The U.S. Government’s Car Allowance Rebate System, also known as “Cash for Clunkers,” gathered at least as many criticisms as cars, some of these coming from the collector car and enthusiast communities. Adding to the rising tide of condemnation over the willful destruction of many properly running, well-cared-for vehicles – all at the taxpayer’s expense – was the prospect of certain collector cars meeting this fate as well.
This outcry reached a fever pitch when news came that a 1987 Buick GNX was purportedly among those cars traded in on this program and summarily executed in the same manner as all the others: by the emptying of engine oil and the pouring in of the “death drink” of liquid sodium silicate, which solidifies into hot glass as the engine runs, slowly suffocating it from the inside out until the car gasps for its last breath of life and becomes a forever-stilled piece of useless iron, roadworthy no longer.
Stories about the apparent loss of this valuable supercar reached far and wide in the automotive press and magazines, fueled primarily by the government-issued summary list which included at least one 1987 vehicle with a manufacturer of “ASC Incorporated.” Sharp-eyed enthusiasts were rightly concerned and word spread quickly, but could it be true? Nobody knew for sure until now.
The GNX Registry undertook a comprehensive effort to unravel this mystery and determine the truth in the only sure way possible: by researching the Vehicle Identification Numbers (VINs). Fortunately, the Registry has now determined that the four vehicles assembled by “ASC Incorporated” did NOT include a 1987 Buick GNX. The destroyed vehicles labeled as “ASC” were a 1987 Chevrolet V10, a 1987 Ford F150, a 1987 Merkur XR4TI, and a 1992 Nissan Pathfinder. It is unknown whether these vehicles may have been specially modified by ASC, or were incorrectly identified on their paperwork at trade-in.
For the turbocharged Buick population, including the T-Type, Grand National, and GNX, the impact was actually minimal. Of the 120 Buick Regals destroyed, only four were turbocharged: a 1984 (from Michigan), two 1985 models (from Illinois and New Mexico), and one 1987 Turbo T Limited (from Arizona). The rest of the remaining 116 Regals were split nearly evenly between the 3.8 liter (231 c.i.) non-turbo V6 and the 5.0 liter (307 c.i.) V8, with the occasional variant such as the early 4.1 liter (252 c.i.) V6 and rare 4.3 liter (260 c.i.) diesel engine. No Buick GNX was destroyed under the program.
Nevertheless, “Cash for Clunkers” still receives its share of controversy since it ended on September 30, 2011, leaving exactly 677,081 vehicles in its wake.
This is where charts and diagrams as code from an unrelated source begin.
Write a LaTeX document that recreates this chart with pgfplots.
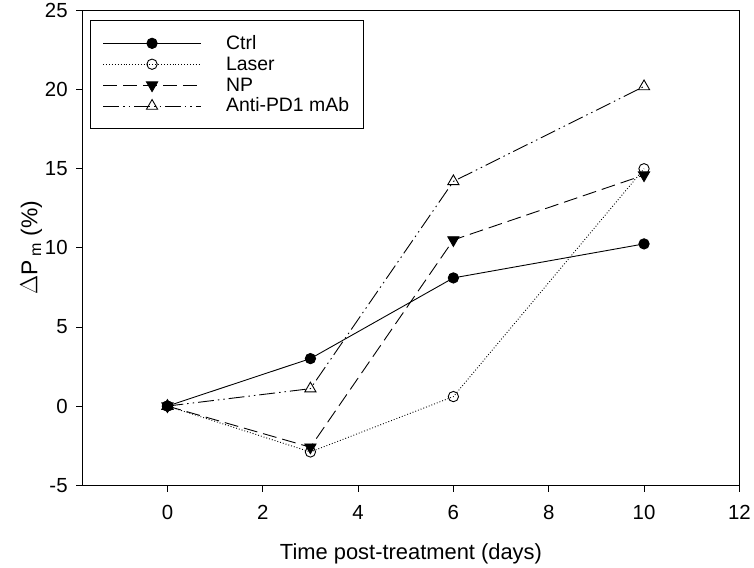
\documentclass[border=0pt]{standalone}
\usepackage{pgfplots}
\pgfplotsset{compat=1.18}
\usepackage{fontspec}
\setmainfont{Liberation Sans}
\begin{document}
\begin{tikzpicture}
\path (-83pt,-79pt) rectangle (671pt,484pt);
\begin{axis}[
  at={(0pt,0pt)}, anchor=south west,
  scale only axis, width=660pt, height=477pt,
  xmin=-1.78, xmax=12, ymin=-5, ymax=25,
  xtick={0,2,4,6,8,10,12}, ytick={-5,0,5,10,15,20,25},
  tick align=outside, tick pos=left,
  major tick length=6.5pt,
  axis line style={line width=0.9pt},
  tick style={line width=0.9pt, black},
  font=\fontsize{20}{24}\selectfont,
  /pgf/number format/assume math mode=true,
  every tick label/.append style={font=\fontsize{20.5}{24}\selectfont},
  xticklabel style={yshift=-10pt},
  yticklabel style={xshift=-5pt},
  xlabel={Time post-treatment (days)},
  ylabel={$\Delta$P\,\textsubscript{m} (\%)},
  xlabel style={font=\fontsize{22}{25}\selectfont, yshift=-17pt},
  ylabel style={font=\fontsize{23}{26}\selectfont, yshift=-4pt},
  legend style={at={(0.012,0.979)}, anchor=north west, draw=black, line width=0.9pt,
    font=\fontsize{19.5}{22}\selectfont, row sep=0pt, inner xsep=12pt, inner ysep=12pt,
    nodes={inner ysep=1.5pt, text height=15pt, text depth=3pt}},
  legend cell align=left,
  legend image code/.code={\draw[mark repeat=2,mark phase=2,#1] plot coordinates {(0pt,0pt) (49pt,0pt) (98pt,0pt)};},
  every axis plot/.append style={line width=0.9pt, black},
]
\addplot[solid, mark=*, mark size=5.2pt, mark options={solid, fill=black}] coordinates {(0,0) (3,3.0) (6,8.1) (10,10.25)};
\addlegendentry{\hspace{23pt}Ctrl}
\addplot[dotted, mark=o, mark size=5.2pt, mark options={solid, fill=white}] coordinates {(0,0) (3,-2.9) (6,0.6) (10,15.0)};
\addlegendentry{\hspace{23pt}Laser}
\addplot[dash pattern=on 14pt off 6pt, mark=triangle*, mark size=6.5pt, mark options={solid, fill=black, rotate=180}] coordinates {(0,0) (3,-2.6) (6,10.5) (10,14.6)};
\addlegendentry{\hspace{23pt}NP}
\addplot[dash pattern=on 16pt off 4pt on 1.5pt off 4pt on 1.5pt off 4pt, mark=triangle, mark size=6.5pt, mark options={solid, fill=white}] coordinates {(0,0) (3,1.1) (6,14.2) (10,20.2)};
\addlegendentry{\hspace{23pt}Anti-PD1 mAb}
\end{axis}
\end{tikzpicture}
\end{document}
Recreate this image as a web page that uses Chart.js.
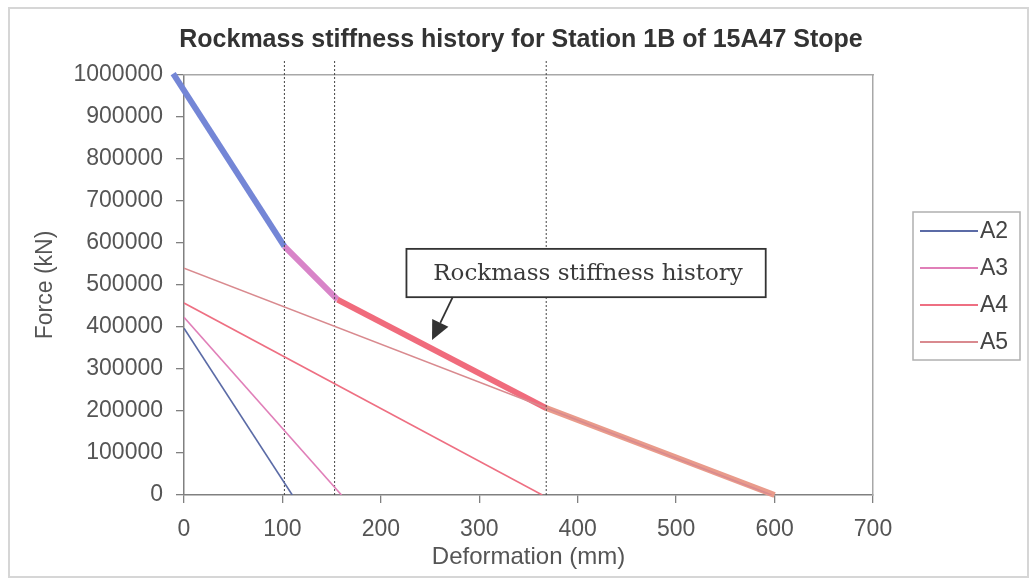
<!DOCTYPE html>
<html>
<head>
<meta charset="utf-8">
<script src="https://cdn.jsdelivr.net/npm/chart.js@4.4.1/dist/chart.umd.min.js"></script>
<style>
  html, body { margin: 0; padding: 0; background: #fff; }
  #wrap { position: relative; width: 1032px; height: 582px; }
  #frame { position: absolute; left: 8px; top: 7px; width: 1017px; height: 567px; border: 2px solid #d6d6d6; }
  #chart { position: absolute; left: 0; top: 0; }
</style>
</head>
<body>
<div id="wrap">
  <div id="frame"></div>
  <canvas id="chart" width="1032" height="582"></canvas>
</div>
<script>
// deformation in mm, force in kN
const seriesNames = ["A2", "A3", "A4", "A5"]
const a2X = [0, 110]
const a2Y = [397000, 0]
const a3X = [0, 160]
const a3Y = [423000, 0]
const a4X = [0, 364]
const a4Y = [457000, 0]
const a5X = [0, 597]
const a5Y = [540000, 0]

// thick "stiffness history" path, one colour per stage
const historyX = [-11, 102, 156, 368, 600]
const historyY = [1003000, 592000, 465000, 207000, 0]

// dotted stage markers
const stageX = [102, 153, 368]
const stageY = [0, 1035000]

const xTickLabels = ["0", "100", "200", "300", "400", "500", "600", "700"]
const yTickLabels = ["0", "100000", "200000", "300000", "400000", "500000",
  "600000", "700000", "800000", "900000", "1000000"]

const seriesColors = ["#5b6ba6", "#e07fb8", "#ee6f82", "#d98a8f"]
const historyColors = ["#7486d6", "#d884c8", "#f06b7c", "#e99b8b"]

// callout, in data units
const noteText = "Rockmass stiffness history"
const noteBox = [226, 586000, 591, 471000]
const noteArrow = [273, 471000, 252, 369000]

function points(xs, ys){
    return xs.map((x, i) => ({x: x, y: ys[i]}))
}

let datasets = []
let seriesData = [[a2X, a2Y], [a3X, a3Y], [a4X, a4Y], [a5X, a5Y]]
seriesData.forEach((s, i) => {
    datasets.push({
        label: seriesNames[i],
        data: points(s[0], s[1]),
        borderColor: seriesColors[i],
        borderWidth: 1.6,
        showLine: true,
        pointRadius: 0
    })
})
stageX.forEach(x => {
    datasets.push({
        label: "",
        data: points([x, x], stageY),
        borderColor: "#444",
        borderWidth: 1,
        borderDash: [2, 2],
        showLine: true,
        pointRadius: 0,
        clip: false
    })
})
datasets.push({
    label: "",
    data: points(historyX, historyY),
    borderWidth: 6,
    borderColor: historyColors[0],
    segment: {
        borderColor: c => historyColors[c.p0DataIndex]
    },
    borderJoinStyle: "round",
    showLine: true,
    pointRadius: 0,
    clip: false
})

const extras = {
    id: "extras",
    afterDatasetsDraw(chart){
        let ctx = chart.ctx
        let xs = chart.scales.x
        let ys = chart.scales.y
        ctx.save()

        // callout box
        let bx1 = xs.getPixelForValue(noteBox[0])
        let by1 = ys.getPixelForValue(noteBox[1])
        let bx2 = xs.getPixelForValue(noteBox[2])
        let by2 = ys.getPixelForValue(noteBox[3])
        ctx.fillStyle = "#fff"
        ctx.fillRect(bx1, by1, bx2 - bx1, by2 - by1)
        ctx.strokeStyle = "#333"
        ctx.lineWidth = 1.8
        ctx.strokeRect(bx1, by1, bx2 - bx1, by2 - by1)
        ctx.fillStyle = "#3a3a3a"
        ctx.font = "23px 'DejaVu Serif'"
        ctx.textAlign = "center"
        ctx.textBaseline = "middle"
        ctx.fillText(noteText, (bx1 + bx2) / 2 + 2, (by1 + by2) / 2 + 1)

        // arrow
        let ax1 = xs.getPixelForValue(noteArrow[0])
        let ay1 = ys.getPixelForValue(noteArrow[1])
        let ax2 = xs.getPixelForValue(noteArrow[2])
        let ay2 = ys.getPixelForValue(noteArrow[3])
        let len = Math.hypot(ax2 - ax1, ay2 - ay1)
        let ux = (ax2 - ax1) / len, uy = (ay2 - ay1) / len
        let head = 19, half = 9
        let hx = ax2 - ux * head, hy = ay2 - uy * head
        ctx.strokeStyle = "#333"
        ctx.lineWidth = 1.8
        ctx.beginPath()
        ctx.moveTo(ax1, ay1)
        ctx.lineTo(hx, hy)
        ctx.stroke()
        ctx.fillStyle = "#333"
        ctx.beginPath()
        ctx.moveTo(ax2, ay2)
        ctx.lineTo(hx - uy * half, hy + ux * half)
        ctx.lineTo(hx + uy * half, hy - ux * half)
        ctx.closePath()
        ctx.fill()

        // legend
        let items = chart.data.datasets.filter(d => seriesNames.includes(d.label))
        ctx.strokeStyle = "#b0b0b0"
        ctx.lineWidth = 1.5
        ctx.strokeRect(913, 212, 107, 148)
        ctx.font = "23px 'Liberation Sans'"
        ctx.textAlign = "left"
        ctx.textBaseline = "middle"
        items.forEach((d, i) => {
            let y = 231 + i * 37
            ctx.strokeStyle = d.borderColor
            ctx.lineWidth = 1.8
            ctx.beginPath()
            ctx.moveTo(920, y)
            ctx.lineTo(978, y)
            ctx.stroke()
            ctx.fillStyle = "#444"
            ctx.fillText(d.label, 980, y + 1)
        })
        ctx.restore()
    }
}

let tickFont = {family: "'Liberation Sans', Arial, sans-serif", size: 23}

new Chart(document.getElementById("chart"), {
    type: "scatter",
    data: {datasets: datasets},
    plugins: [extras],
    options: {
        responsive: false,
        animation: false,
        layout: {padding: {left: 10, right: 0, top: 0, bottom: 0}},
        plugins: {
            legend: {display: false},
            tooltip: {enabled: false},
            title: {
                display: true,
                text: "Rockmass stiffness history for Station 1B of 15A47 Stope",
                color: "#333",
                font: {family: "'Liberation Sans', Arial, sans-serif", size: 25, weight: "bold"},
                padding: {top: 25, bottom: 20}
            }
        },
        scales: {
            x: {
                type: "linear",
                position: "bottom",
                min: 0,
                max: 700,
                afterFit: s => { s.height = 87 },
                ticks: {
                    stepSize: 100,
                    padding: 13,
                    color: "#555",
                    font: tickFont,
                    callback: (v, i) => xTickLabels[i]
                },
                grid: {drawOnChartArea: false, tickLength: 8, color: "#808080", lineWidth: 1.3},
                border: {color: "#808080", width: 1.5},
                title: {
                    display: true,
                    text: "Deformation (mm)",
                    color: "#555",
                    font: {family: "'Liberation Sans', Arial, sans-serif", size: 24},
                    padding: {top: 0, bottom: 10.5}
                }
            },
            y: {
                type: "linear",
                position: "left",
                min: 0,
                max: 1000000,
                afterFit: s => { s.width = 174 },
                ticks: {
                    stepSize: 100000,
                    padding: 13,
                    color: "#555",
                    font: tickFont,
                    callback: (v, i) => yTickLabels[i]
                },
                grid: {drawOnChartArea: false, tickLength: 8, color: "#808080", lineWidth: 1.3},
                border: {color: "#808080", width: 1.5},
                title: {
                    display: true,
                    text: "Force (kN)",
                    color: "#555",
                    font: {family: "'Liberation Sans', Arial, sans-serif", size: 23},
                    padding: {top: 22, bottom: 0}
                }
            },
            x2: {
                type: "linear",
                position: "top",
                min: 0,
                max: 700,
                afterFit: s => { s.height = 0 },
                ticks: {display: false},
                grid: {display: false},
                border: {color: "#a8a8a8", width: 1.5}
            },
            y2: {
                type: "linear",
                position: "right",
                min: 0,
                max: 1000000,
                afterFit: s => { s.width = 159 },
                ticks: {display: false},
                grid: {display: false},
                border: {color: "#a8a8a8", width: 1.5}
            }
        }
    }
})
</script>
</body>
</html>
Of course, many true clunkers have left the road and perhaps we are all a bit better for that. But many fine, well-maintained, and infrequently-driven cars were also needlessly destroyed under this program, some of which could be considered rare or exotic. Knowing that the legendary Buick GNX was not among them may be some consolation, but all enthusiasts – regardless of our preferred automotive brand – share to some extent in the loss of current and future collectible cars that will never be seen, let alone driven, by generations to come.